**What you are asked to do**.
Return the material exactly as supplied, apart from the pictures, which are omitted.

[Entries taken from a collection]

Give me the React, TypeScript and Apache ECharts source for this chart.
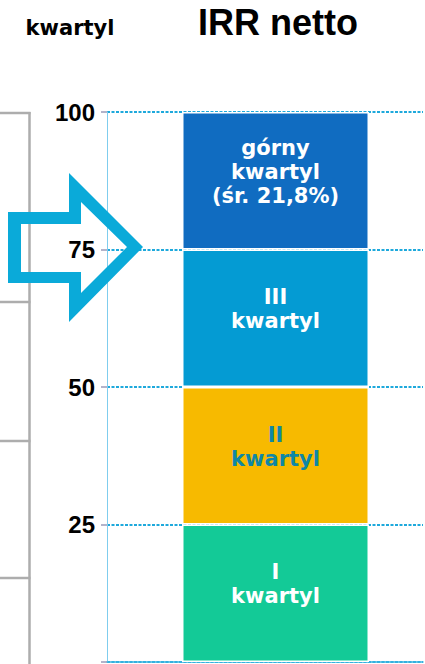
import React, { useEffect, useRef } from "react";
import * as echarts from "echarts";

const categories = ["IRR netto"];
const quartileNames = ["I kwartyl", "II kwartyl", "III kwartyl", "górny kwartyl"];
const quartileValues = [25, 25, 25, 25];
const quartileLabels = ["I\nkwartyl", "II\nkwartyl", "III\nkwartyl", "górny\nkwartyl\n(śr. 21,8%)"];
const quartileColors = ["#13CA97", "#F7BA00", "#049BD3", "#106CC1"];
const labelColors = ["#FFFFFF", "#0F87A5", "#FFFFFF", "#FFFFFF"];
const yTickLabels = [0, 25, 50, 75, 100];

const arrowPath =
  "M8 212 L69 212 L69 173 L143 247 L69 322 L69 283 L8 283 Z M21 224 L21 272 L81 272 L81 293 L127 247 L81 202 L81 224 Z";

let registered = false;

export default function App() {
  const ref = useRef<HTMLDivElement>(null);
  useEffect(() => {
    if (!ref.current) return;
    if (!registered) {
      echarts.graphic.registerShape("arrowOutline", echarts.graphic.extendPath(arrowPath, {}) as any);
      registered = true;
    }
    const chart = echarts.init(ref.current, null, { renderer: "svg" });
    const yMin = yTickLabels[0];
    const yMax = yTickLabels[yTickLabels.length - 1];
    const step = yTickLabels[1] - yTickLabels[0];
    const grayLine = (x1: number, y1: number, x2: number, y2: number) => ({
      type: "line",
      shape: { x1, y1, x2, y2 },
      style: { stroke: "#ADADAD", lineWidth: 2.5 },
      z: 1,
    });
    chart.setOption({
      animation: false,
      backgroundColor: "#FFFFFF",
      grid: [
        { left: 107, right: 2, top: 112, bottom: 2 },
        { left: 128, right: 2, top: 112, bottom: 2 },
      ],
      xAxis: [
        {
          gridIndex: 0,
          type: "category",
          data: categories,
          axisLine: { show: true, lineStyle: { color: "#3BB4E0", width: 1.5 } },
          axisTick: { show: false },
          axisLabel: { show: false },
          splitLine: { show: false },
        },
        {
          gridIndex: 1,
          type: "category",
          data: categories,
          axisLine: { show: false },
          axisTick: { show: false },
          axisLabel: { show: false },
          splitLine: { show: false },
        },
      ],
      yAxis: [
        {
          gridIndex: 0,
          type: "value",
          min: yMin,
          max: yMax,
          interval: step,
          axisLine: { show: true, lineStyle: { color: "#7FCDEE", width: 1 } },
          axisTick: { show: true, length: 6, lineStyle: { color: "#9A9AB8", width: 1.5 } },
          axisLabel: {
            show: true,
            margin: 12,
            color: "#000000",
            fontFamily: "Liberation Sans",
            fontWeight: "bold",
            fontSize: 24,
            padding: [0, 0, 8, 0],
            formatter: (v: number) => (v === 0 ? "" : String(v)),
          },
          splitLine: {
            show: true,
            lineStyle: { color: "#1EA9DC", width: 2, type: [3, 1.5] },
          },
        },
        {
          gridIndex: 1,
          type: "value",
          min: yMin,
          max: yMax,
          interval: step,
          show: false,
          splitLine: { show: false },
        },
      ],
      series: quartileNames.map((name, i) => ({
        name,
        type: "bar",
        xAxisIndex: 1,
        yAxisIndex: 1,
        stack: "q",
        barWidth: 187,
        data: [quartileValues[i]],
        itemStyle: { color: quartileColors[i], borderColor: "#FFFFFF", borderWidth: 1.5 },
        label: {
          show: true,
          position: "inside",
          offset: [0, -9],
          formatter: () => quartileLabels[i],
          color: labelColors[i],
          fontFamily: "DejaVu Sans",
          fontWeight: "bold",
          fontSize: 21,
          lineHeight: 24,
          align: "center",
        },
      })),
      graphic: [
        grayLine(29.5, 112, 29.5, 664),
        grayLine(0, 113, 30.5, 113),
        grayLine(0, 302, 30.5, 302),
        grayLine(0, 441, 30.5, 441),
        grayLine(0, 578, 30.5, 578),
        {
          type: "arrowOutline",
          x: 0,
          y: 0,
          scaleX: 1,
          scaleY: 1,
          style: { fill: "#0AAAD9" },
          z: 10,
        },
        {
          type: "text",
          x: 278,
          y: 22,
          style: {
            text: "IRR netto",
            fill: "#000000",
            font: "bold 36px 'Liberation Sans'",
            align: "center",
            verticalAlign: "middle",
          },
          z: 10,
        },
        {
          type: "text",
          x: 70,
          y: 28,
          style: {
            text: "kwartyl",
            fill: "#000000",
            font: "bold 21px 'DejaVu Sans'",
            align: "center",
            verticalAlign: "middle",
          },
          z: 10,
        },
      ],
    });
    return () => chart.dispose();
  }, []);
  return (
    <div
      ref={ref}
      style={{ position: "fixed", left: 0, top: 0, width: 425, height: 664 }}
    />
  );
}
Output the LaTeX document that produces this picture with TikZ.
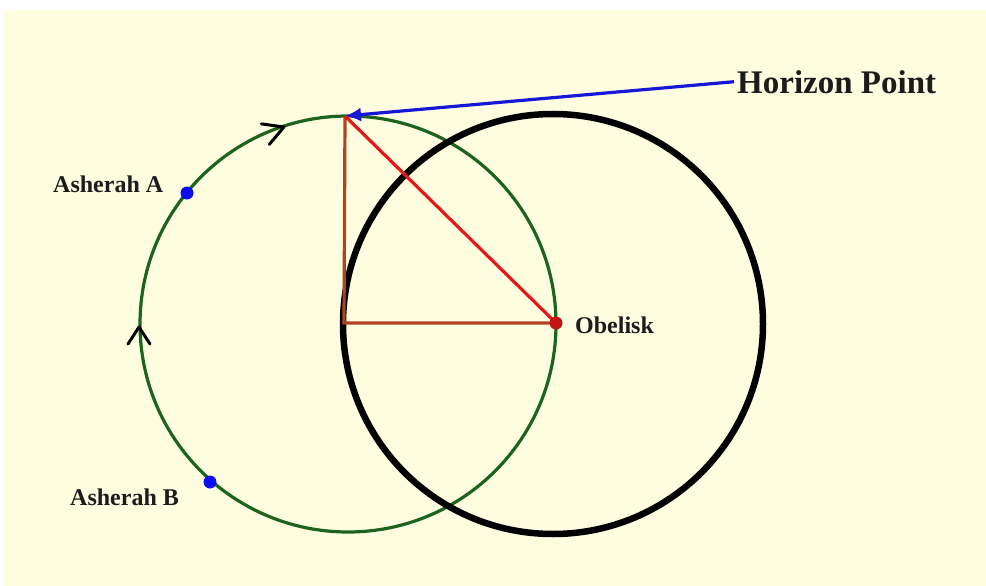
\documentclass[tikz,border=0pt]{standalone}
\usepackage{fontspec}
\setmainfont{Liberation Serif}
\usetikzlibrary{arrows.meta}
\definecolor{bgcream}{RGB}{255,253,224}
\definecolor{orbitgreen}{RGB}{28,100,30}
\definecolor{triBrown}{RGB}{176,68,34}
\definecolor{triRed}{RGB}{228,24,24}
\definecolor{ptrBlue}{RGB}{22,22,215}
\definecolor{dotBlue}{RGB}{12,12,240}
\definecolor{txtDark}{RGB}{28,28,28}
\tikzset{
  orbit/.style={draw=orbitgreen, line width=3.2pt},
  shadow/.style={draw=black, line width=6.5pt},
  legbrown/.style={draw=triBrown, line width=3.2pt},
  hypred/.style={draw=triRed, line width=3.2pt},
  pointer/.style={draw=ptrBlue, line width=3.2pt, -{Latex[length=16pt,width=14pt]}},
  chev/.style={draw=black, line width=3pt, line cap=round, line join=round},
  bluedot/.style={circle, fill=dotBlue, minimum size=13pt, inner sep=0pt},
  reddot/.style={circle, fill=triRed!85!black, minimum size=13pt, inner sep=0pt},
  lbl/.style={inner sep=0pt, text=txtDark, font=\bfseries\fontsize{24}{28}\selectfont},
  biglbl/.style={inner sep=0pt, text=txtDark, font=\bfseries\fontsize{33}{38}\selectfont}
}
\begin{document}
\begin{tikzpicture}[x=1pt,y=-1pt]
\useasboundingbox (0,0) rectangle (986,586);
\fill[white] (0,0) rectangle (986,586);
\fill[bgcream] (4,10) rectangle (986,586);
% circles
\coordinate (G) at (348,324);
\coordinate (O) at (556,323);
\coordinate (K) at (553,324);
\path[orbit] (G) circle[radius=208pt];
\path[shadow] (K) circle[radius=210pt];
% triangle
\coordinate (H) at (345,116);
\coordinate (C) at (344,323);
\draw[legbrown] (H) -- (C) -- (O);
\draw[hypred] (H) -- (O);
% dots
\node[reddot] (obdot) at (O) {};
\node[bluedot] (adot) at (187,193) {};
\node[bluedot] (bdot) at (210,482) {};
% labels
\node[lbl, anchor=base west] (oblbl) at (575,333) {Obelisk};
\node[lbl, anchor=base west] (alb) at (53,192) {Asherah A};
\node[lbl, anchor=base west] (blb) at (70,505) {Asherah B};
\node[biglbl, anchor=base west] (hlbl) at (737,93) {Horizon Point};
% pointer
\draw[pointer] ([xshift=-3pt]hlbl.west) -- (H);
% direction chevrons
\coordinate (t1) at (284,127);
\coordinate (t2) at (139,327);
\draw[chev, rotate around={21:(t1)}] ([shift={(-20,-11)}]t1) -- (t1) -- ([shift={(-20,11)}]t1);
\draw[chev, rotate around={90:(t2)}] ([shift={(-17,-11)}]t2) -- (t2) -- ([shift={(-17,11)}]t2);
\end{tikzpicture}
\end{document}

**The answer**.
Give me the React, TypeScript and Apache ECharts source for this chart.
import React, { useEffect, useRef } from "react";
import * as echarts from "echarts";

const categories = ["IRR netto"];
const quartileNames = ["I kwartyl", "II kwartyl", "III kwartyl", "górny kwartyl"];
const quartileValues = [25, 25, 25, 25];
const quartileLabels = ["I\nkwartyl", "II\nkwartyl", "III\nkwartyl", "górny\nkwartyl\n(śr. 21,8%)"];
const quartileColors = ["#13CA97", "#F7BA00", "#049BD3", "#106CC1"];
const labelColors = ["#FFFFFF", "#0F87A5", "#FFFFFF", "#FFFFFF"];
const yTickLabels = [0, 25, 50, 75, 100];

const arrowPath =
  "M8 212 L69 212 L69 173 L143 247 L69 322 L69 283 L8 283 Z M21 224 L21 272 L81 272 L81 293 L127 247 L81 202 L81 224 Z";

let registered = false;

export default function App() {
  const ref = useRef<HTMLDivElement>(null);
  useEffect(() => {
    if (!ref.current) return;
    if (!registered) {
      echarts.graphic.registerShape("arrowOutline", echarts.graphic.extendPath(arrowPath, {}) as any);
      registered = true;
    }
    const chart = echarts.init(ref.current, null, { renderer: "svg" });
    const yMin = yTickLabels[0];
    const yMax = yTickLabels[yTickLabels.length - 1];
    const step = yTickLabels[1] - yTickLabels[0];
    const grayLine = (x1: number, y1: number, x2: number, y2: number) => ({
      type: "line",
      shape: { x1, y1, x2, y2 },
      style: { stroke: "#ADADAD", lineWidth: 2.5 },
      z: 1,
    });
    chart.setOption({
      animation: false,
      backgroundColor: "#FFFFFF",
      grid: [
        { left: 107, right: 2, top: 112, bottom: 2 },
        { left: 128, right: 2, top: 112, bottom: 2 },
      ],
      xAxis: [
        {
          gridIndex: 0,
          type: "category",
          data: categories,
          axisLine: { show: true, lineStyle: { color: "#3BB4E0", width: 1.5 } },
          axisTick: { show: false },
          axisLabel: { show: false },
          splitLine: { show: false },
        },
        {
          gridIndex: 1,
          type: "category",
          data: categories,
          axisLine: { show: false },
          axisTick: { show: false },
          axisLabel: { show: false },
          splitLine: { show: false },
        },
      ],
      yAxis: [
        {
          gridIndex: 0,
          type: "value",
          min: yMin,
          max: yMax,
          interval: step,
          axisLine: { show: true, lineStyle: { color: "#7FCDEE", width: 1 } },
          axisTick: { show: true, length: 6, lineStyle: { color: "#9A9AB8", width: 1.5 } },
          axisLabel: {
            show: true,
            margin: 12,
            color: "#000000",
            fontFamily: "Liberation Sans",
            fontWeight: "bold",
            fontSize: 24,
            padding: [0, 0, 8, 0],
            formatter: (v: number) => (v === 0 ? "" : String(v)),
          },
          splitLine: {
            show: true,
            lineStyle: { color: "#1EA9DC", width: 2, type: [3, 1.5] },
          },
        },
        {
          gridIndex: 1,
          type: "value",
          min: yMin,
          max: yMax,
          interval: step,
          show: false,
          splitLine: { show: false },
        },
      ],
      series: quartileNames.map((name, i) => ({
        name,
        type: "bar",
        xAxisIndex: 1,
        yAxisIndex: 1,
        stack: "q",
        barWidth: 187,
        data: [quartileValues[i]],
        itemStyle: { color: quartileColors[i], borderColor: "#FFFFFF", borderWidth: 1.5 },
        label: {
          show: true,
          position: "inside",
          offset: [0, -9],
          formatter: () => quartileLabels[i],
          color: labelColors[i],
          fontFamily: "DejaVu Sans",
          fontWeight: "bold",
          fontSize: 21,
          lineHeight: 24,
          align: "center",
        },
      })),
      graphic: [
        grayLine(29.5, 112, 29.5, 664),
        grayLine(0, 113, 30.5, 113),
        grayLine(0, 302, 30.5, 302),
        grayLine(0, 441, 30.5, 441),
        grayLine(0, 578, 30.5, 578),
        {
          type: "arrowOutline",
          x: 0,
          y: 0,
          scaleX: 1,
          scaleY: 1,
          style: { fill: "#0AAAD9" },
          z: 10,
        },
        {
          type: "text",
          x: 278,
          y: 22,
          style: {
            text: "IRR netto",
            fill: "#000000",
            font: "bold 36px 'Liberation Sans'",
            align: "center",
            verticalAlign: "middle",
          },
          z: 10,
        },
        {
          type: "text",
          x: 70,
          y: 28,
          style: {
            text: "kwartyl",
            fill: "#000000",
            font: "bold 21px 'DejaVu Sans'",
            align: "center",
            verticalAlign: "middle",
          },
          z: 10,
        },
      ],
    });
    return () => chart.dispose();
  }, []);
  return (
    <div
      ref={ref}
      style={{ position: "fixed", left: 0, top: 0, width: 425, height: 664 }}
    />
  );
}
Output the LaTeX document that produces this picture with TikZ.
\documentclass[tikz,border=0pt]{standalone}
\usepackage{fontspec}
\setmainfont{Liberation Serif}
\usetikzlibrary{arrows.meta}
\definecolor{bgcream}{RGB}{255,253,224}
\definecolor{orbitgreen}{RGB}{28,100,30}
\definecolor{triBrown}{RGB}{176,68,34}
\definecolor{triRed}{RGB}{228,24,24}
\definecolor{ptrBlue}{RGB}{22,22,215}
\definecolor{dotBlue}{RGB}{12,12,240}
\definecolor{txtDark}{RGB}{28,28,28}
\tikzset{
  orbit/.style={draw=orbitgreen, line width=3.2pt},
  shadow/.style={draw=black, line width=6.5pt},
  legbrown/.style={draw=triBrown, line width=3.2pt},
  hypred/.style={draw=triRed, line width=3.2pt},
  pointer/.style={draw=ptrBlue, line width=3.2pt, -{Latex[length=16pt,width=14pt]}},
  chev/.style={draw=black, line width=3pt, line cap=round, line join=round},
  bluedot/.style={circle, fill=dotBlue, minimum size=13pt, inner sep=0pt},
  reddot/.style={circle, fill=triRed!85!black, minimum size=13pt, inner sep=0pt},
  lbl/.style={inner sep=0pt, text=txtDark, font=\bfseries\fontsize{24}{28}\selectfont},
  biglbl/.style={inner sep=0pt, text=txtDark, font=\bfseries\fontsize{33}{38}\selectfont}
}
\begin{document}
\begin{tikzpicture}[x=1pt,y=-1pt]
\useasboundingbox (0,0) rectangle (986,586);
\fill[white] (0,0) rectangle (986,586);
\fill[bgcream] (4,10) rectangle (986,586);
% circles
\coordinate (G) at (348,324);
\coordinate (O) at (556,323);
\coordinate (K) at (553,324);
\path[orbit] (G) circle[radius=208pt];
\path[shadow] (K) circle[radius=210pt];
% triangle
\coordinate (H) at (345,116);
\coordinate (C) at (344,323);
\draw[legbrown] (H) -- (C) -- (O);
\draw[hypred] (H) -- (O);
% dots
\node[reddot] (obdot) at (O) {};
\node[bluedot] (adot) at (187,193) {};
\node[bluedot] (bdot) at (210,482) {};
% labels
\node[lbl, anchor=base west] (oblbl) at (575,333) {Obelisk};
\node[lbl, anchor=base west] (alb) at (53,192) {Asherah A};
\node[lbl, anchor=base west] (blb) at (70,505) {Asherah B};
\node[biglbl, anchor=base west] (hlbl) at (737,93) {Horizon Point};
% pointer
\draw[pointer] ([xshift=-3pt]hlbl.west) -- (H);
% direction chevrons
\coordinate (t1) at (284,127);
\coordinate (t2) at (139,327);
\draw[chev, rotate around={21:(t1)}] ([shift={(-20,-11)}]t1) -- (t1) -- ([shift={(-20,11)}]t1);
\draw[chev, rotate around={90:(t2)}] ([shift={(-17,-11)}]t2) -- (t2) -- ([shift={(-17,11)}]t2);
\end{tikzpicture}
\end{document}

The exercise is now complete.